For years now I have been telling customers that I would be adding axes to my site in the near future, well finally that day has arrived! When the next round of orders come up there will be a carving axe head available to buy.
I have finally refined the design to a point that I am confident that I will not suddenly feel the need to change it, I do love to tweak designs like this, but after at least a couple of years of trialling the many prototypes I am happy with where I have got to. Less visibly I have trialled different steels and heat treatments and am pleased with what I have come up with. Importantly I have refined the production process so that I can consistently make the heads the same, I don’t want to be listing individual heads, I expect to be within 25g of the target weight and 1/4″ in measurements. Apologies for the mash-up of metric and imperial- I always think of edge lengths in inches, but final weights in grams. Still I have customers in Europe and the States so it seems appropriate.

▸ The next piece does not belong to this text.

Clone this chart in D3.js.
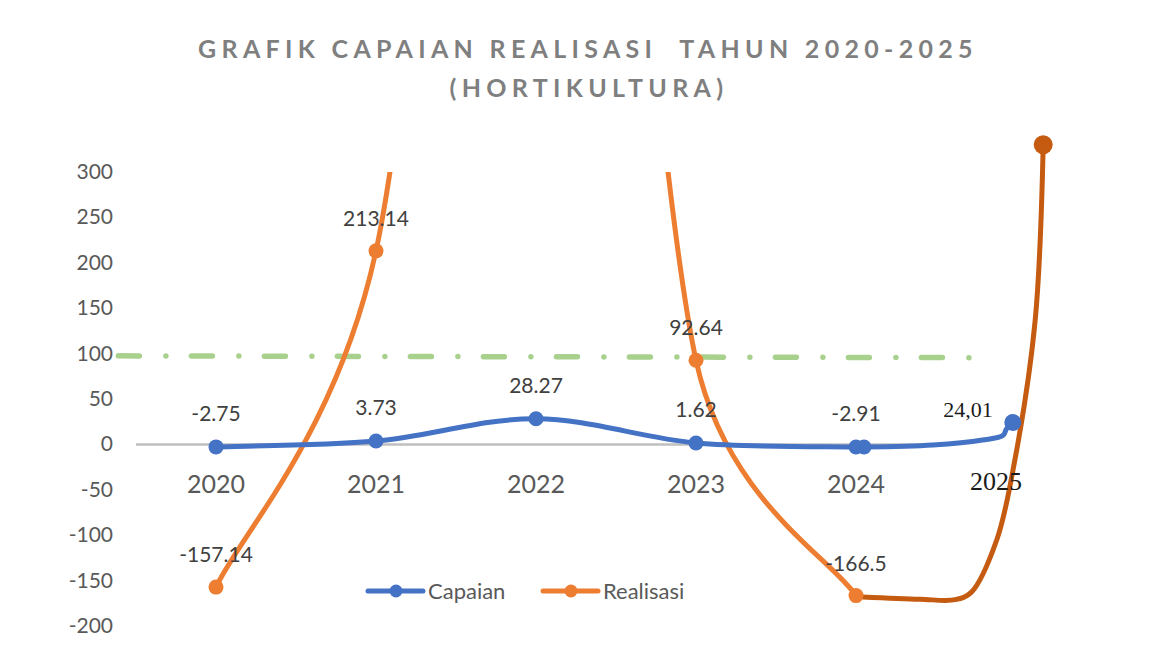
<!DOCTYPE html>
<html>
<head>
<meta charset="utf-8">
<script src="https://cdn.jsdelivr.net/npm/d3@7"></script>
<style>
  body { margin: 0; background: #fff; }
</style>
</head>
<body>
<div class="canvas"></div>
<script>
// data
const years = [2020, 2021, 2022, 2023, 2024];
const capaian = [-2.75, 3.73, 28.27, 1.62, -2.91];
const realisasi = [-157.14, 213.14, 1470, 92.64, -166.5]; // 2022 runs off the top
const yTicks = [300, 250, 200, 150, 100, 50, 0, -50, -100, -150, -200];

// hand-drawn 2025 additions: [year position, value]
const capaianExt = [[2024.05, -2.91], [2024.48, -0.7], [2024.79, 4.8], [2024.92, 10], [2024.94, 17], [2024.98, 24.01]];
const realisasiExt = [[2024.04, -168], [2024.4, -170.5], [2024.62, -171], [2024.72, -163], [2024.88, -105], [2024.99, -20], [2025.12, 137], [2025.17, 330]];
const target = [[2019.39, 97.5], [2024.76, 95.5]];

const width = 1161;
const height = 646;

const svg = d3
  .select(".canvas")
  .append("svg")
  .attr("width", width)
  .attr("height", height)
  .style("font-family", "Lato, 'Open Sans', sans-serif");

const xScale = d3.scaleLinear().domain([2019.5, 2024.5]).range([136, 936]);
const yScale = d3.scaleLinear().domain([-200, 300]).range([626, 172]);

// excel style smoothed line: 1/6 tangents, capped at half the segment length
function excelSmooth(values) {
  const pts = values.map((d, i) => [xScale(years[i]), yScale(d)]);
  const p = d3.path();
  p.moveTo(pts[0][0], pts[0][1]);
  for (let i = 0; i < pts.length - 1; i++) {
    const p0 = pts[Math.max(i - 1, 0)];
    const p1 = pts[i];
    const p2 = pts[i + 1];
    const p3 = pts[Math.min(i + 2, pts.length - 1)];
    const half = Math.hypot(p2[0] - p1[0], p2[1] - p1[1]) / 2;
    const cap = (t) => {
      const l = Math.hypot(t[0], t[1]);
      return l > half ? [(t[0] * half) / l, (t[1] * half) / l] : t;
    };
    const t1 = cap([(p2[0] - p0[0]) / 6, (p2[1] - p0[1]) / 6]);
    const t2 = cap([(p3[0] - p1[0]) / 6, (p3[1] - p1[1]) / 6]);
    p.bezierCurveTo(p1[0] + t1[0], p1[1] + t1[1], p2[0] - t2[0], p2[1] - t2[1], p2[0], p2[1]);
  }
  return p.toString();
}

// title
svg
  .append("text")
  .text("GRAFIK CAPAIAN REALISASI  TAHUN 2020-2025")
  .attr("x", 588)
  .attr("y", 58)
  .attr("text-anchor", "middle")
  .attr("fill", "#7f7f7f")
  .attr("font-weight", "bold")
  .attr("font-size", 25)
  .attr("letter-spacing", 5.3)
  .style("white-space", "pre");

svg
  .append("text")
  .text("(HORTIKULTURA)")
  .attr("x", 589)
  .attr("y", 97)
  .attr("text-anchor", "middle")
  .attr("fill", "#7f7f7f")
  .attr("font-weight", "bold")
  .attr("font-size", 25)
  .attr("letter-spacing", 5.3);

// y tick labels
svg
  .selectAll(".ytick")
  .data(yTicks)
  .enter()
  .append("text")
  .attr("class", "ytick")
  .text((d) => d)
  .attr("x", 113)
  .attr("y", (d) => yScale(d) + 7)
  .attr("text-anchor", "end")
  .attr("fill", "#595959")
  .attr("font-size", 21);

// zero line
svg
  .append("line")
  .attr("x1", xScale(2019.5))
  .attr("x2", xScale(2024.5))
  .attr("y1", yScale(0))
  .attr("y2", yScale(0))
  .attr("stroke", "#bfbfbf")
  .attr("stroke-width", 2.5);

// category labels
svg
  .selectAll(".xtick")
  .data(years)
  .enter()
  .append("text")
  .attr("class", "xtick")
  .text((d) => d)
  .attr("x", (d) => xScale(d))
  .attr("y", 493)
  .attr("text-anchor", "middle")
  .attr("fill", "#595959")
  .attr("font-size", 25);

// target line (dash dot)
const lineXY = d3
  .line()
  .x((d) => xScale(d[0]))
  .y((d) => yScale(d[1]));

svg
  .append("path")
  .attr("d", lineXY(target))
  .attr("fill", "none")
  .attr("stroke", "#a9d18e")
  .attr("stroke-width", 5.5)
  .attr("stroke-linecap", "round")
  .attr("stroke-dasharray", "21 26.5 0 25.5");

svg
  .append("clipPath")
  .attr("id", "plotClip")
  .append("rect")
  .attr("x", 0)
  .attr("y", yScale(300))
  .attr("width", width)
  .attr("height", yScale(-200) - yScale(300) + 20);

const extLine = d3
  .line()
  .x((d) => xScale(d[0]))
  .y((d) => yScale(d[1]))
  .curve(d3.curveCatmullRom.alpha(0.5));

// hand-drawn realisasi extension
svg
  .append("path")
  .attr("d", extLine(realisasiExt))
  .attr("fill", "none")
  .attr("stroke", "#c55a11")
  .attr("stroke-width", 5)
  .attr("stroke-linecap", "round");

svg
  .append("circle")
  .attr("cx", xScale(realisasiExt[realisasiExt.length - 1][0]))
  .attr("cy", yScale(realisasiExt[realisasiExt.length - 1][1]))
  .attr("r", 9.5)
  .attr("fill", "#c55a11");

// realisasi
svg
  .append("path")
  .attr("d", excelSmooth(realisasi))
  .attr("clip-path", "url(#plotClip)")
  .attr("fill", "none")
  .attr("stroke", "#ed7d31")
  .attr("stroke-width", 5);

svg
  .selectAll(".rdot")
  .data(realisasi.filter((d) => d <= 300))
  .enter()
  .append("circle")
  .attr("class", "rdot")
  .attr("cx", (d) => xScale(years[realisasi.indexOf(d)]))
  .attr("cy", (d) => yScale(d))
  .attr("r", 7.5)
  .attr("fill", "#ed7d31");

// capaian
svg
  .append("path")
  .attr("d", excelSmooth(capaian))
  .attr("fill", "none")
  .attr("stroke", "#4472c4")
  .attr("stroke-width", 5);

svg
  .append("path")
  .attr("d", extLine(capaianExt))
  .attr("fill", "none")
  .attr("stroke", "#4472c4")
  .attr("stroke-width", 5)
  .attr("stroke-linecap", "round");

svg
  .selectAll(".cdot")
  .data(capaian)
  .enter()
  .append("circle")
  .attr("class", "cdot")
  .attr("cx", (d, i) => xScale(years[i]))
  .attr("cy", (d) => yScale(d))
  .attr("r", 7.5)
  .attr("fill", "#4472c4");

svg
  .append("circle")
  .attr("cx", xScale(capaianExt[0][0]))
  .attr("cy", yScale(capaianExt[0][1]))
  .attr("r", 7.5)
  .attr("fill", "#4472c4");

svg
  .append("circle")
  .attr("cx", xScale(capaianExt[capaianExt.length - 1][0]))
  .attr("cy", yScale(capaianExt[capaianExt.length - 1][1]))
  .attr("r", 8.5)
  .attr("fill", "#4472c4");

// data labels
svg
  .selectAll(".clabel")
  .data(capaian)
  .enter()
  .append("text")
  .attr("class", "clabel")
  .text((d) => d)
  .attr("x", (d, i) => xScale(years[i]))
  .attr("y", (d) => yScale(d) - 26)
  .attr("text-anchor", "middle")
  .attr("fill", "#404040")
  .attr("font-size", 21);

svg
  .selectAll(".rlabel")
  .data(realisasi.filter((d) => d <= 300))
  .enter()
  .append("text")
  .attr("class", "rlabel")
  .text((d) => d)
  .attr("x", (d) => xScale(years[realisasi.indexOf(d)]))
  .attr("y", (d) => yScale(d) - 25)
  .attr("text-anchor", "middle")
  .attr("fill", "#404040")
  .attr("font-size", 21);

// typed-in 2025 texts
svg
  .append("text")
  .text("24,01")
  .attr("x", xScale(2024.7))
  .attr("y", 417)
  .attr("text-anchor", "middle")
  .attr("fill", "#1a1a1a")
  .attr("font-family", "'Liberation Serif', serif")
  .attr("font-size", 22);

svg
  .append("text")
  .text("2025")
  .attr("x", xScale(2024.875))
  .attr("y", 490)
  .attr("text-anchor", "middle")
  .attr("fill", "#1a1a1a")
  .attr("font-family", "'Liberation Serif', serif")
  .attr("font-size", 26);

// legend
const legend = [
  { name: "Capaian", color: "#4472c4", x: 368 },
  { name: "Realisasi", color: "#ed7d31", x: 543 },
];

const legendItem = svg
  .selectAll(".legend")
  .data(legend)
  .enter()
  .append("g")
  .attr("class", "legend")
  .attr("transform", (d) => `translate(${d.x},591)`);

legendItem
  .append("line")
  .attr("x1", 0)
  .attr("x2", 55)
  .attr("stroke", (d) => d.color)
  .attr("stroke-width", 5)
  .attr("stroke-linecap", "round");

legendItem
  .append("circle")
  .attr("cx", 28)
  .attr("r", 6.5)
  .attr("fill", (d) => d.color);

legendItem
  .append("text")
  .text((d) => d.name)
  .attr("x", 60)
  .attr("y", 8)
  .attr("fill", "#595959")
  .attr("font-size", 22);
</script>
</body>
</html>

A satisfying by product of forging accurately to size is that the initial blank of round bar I start from looks improbably small.
These heads will have an edge length of 6″ ( measured along the cutting edge – is about 5 3/4″ as the crow flies) They will be symmetrically flat ground, the steel and heat treat I am using will hold an edge at 29deg which is much finer than standard axe grinds, they tend to be a fair bit over 30deg. The tips at heel and toe are fine, they will stand up to sensible use but are not designed to be used to pry with, these are carving axes and these tips are for getting into and out of concave cuts. I prefer to think of these heads as a ‘knife on a stick’, albeit much prettier hopefully, rather than a jack of all trades tool. I have made the throat quite narrow as I like the dramatic ‘Viking’ look this gives, I have however left it a bit thicker than normal to be sure that strength is maintained, you can see this in the profile picture at the bottom of the page.
The toe is quite pronounced but due to the long cutting edge this is balanced out by the large beard, it makes for an agile head that will shape well but still have enough edge length for planing cuts, the edge is pretty straight which aids both the planing cuts and the more extreme tips. The weight at 650 is fairly heavy for a carving axe- not far off a GB carver but, but it is certainly not excessive. I may well introduce a scaled down version around 500g
I have put some subtle decoration on the heads, as I mentioned at least a year ago part of the rationale behind this was to reinforce the point that these are not heads bashed out at speed but works I have poured a lot of effort and care into, I enjoy making them and don’t want them to become a huge part of my production schedule. If they do the frisson of excitement I get from an axe making week coming up will be lost. And it was such fun that I went ahead on the dates that I had marked on my calender despite them coinciding with the hottest days of the year- the workshop has never been so hot, which was challenging. I also spent some of this week making the fourth prototype for a larger head that I hope to put into production next, but currently I am struggling to make them using the techniques that I want to at a speed that will make them commercially viable.
I should also say that whilst the carving head may seem expensive at £210 it is from my point of view under priced, I still take too long over them. I could make them quicker but there are so many tweaks and refinements that I feel are necessary to make these the best Axes I have ever made. My hope is that with practice I will speed up to a point that they do become worth making financially, they are fantastic heads and I enjoy forging them, but if I only made these heads I would struggle to stay afloat. So I will put these up in the next round of back orders, will be really informative seeing how many are ordered. When they have been made and posted out I will then take stock and see if it will be possible to repeat next month. I certainly hope so.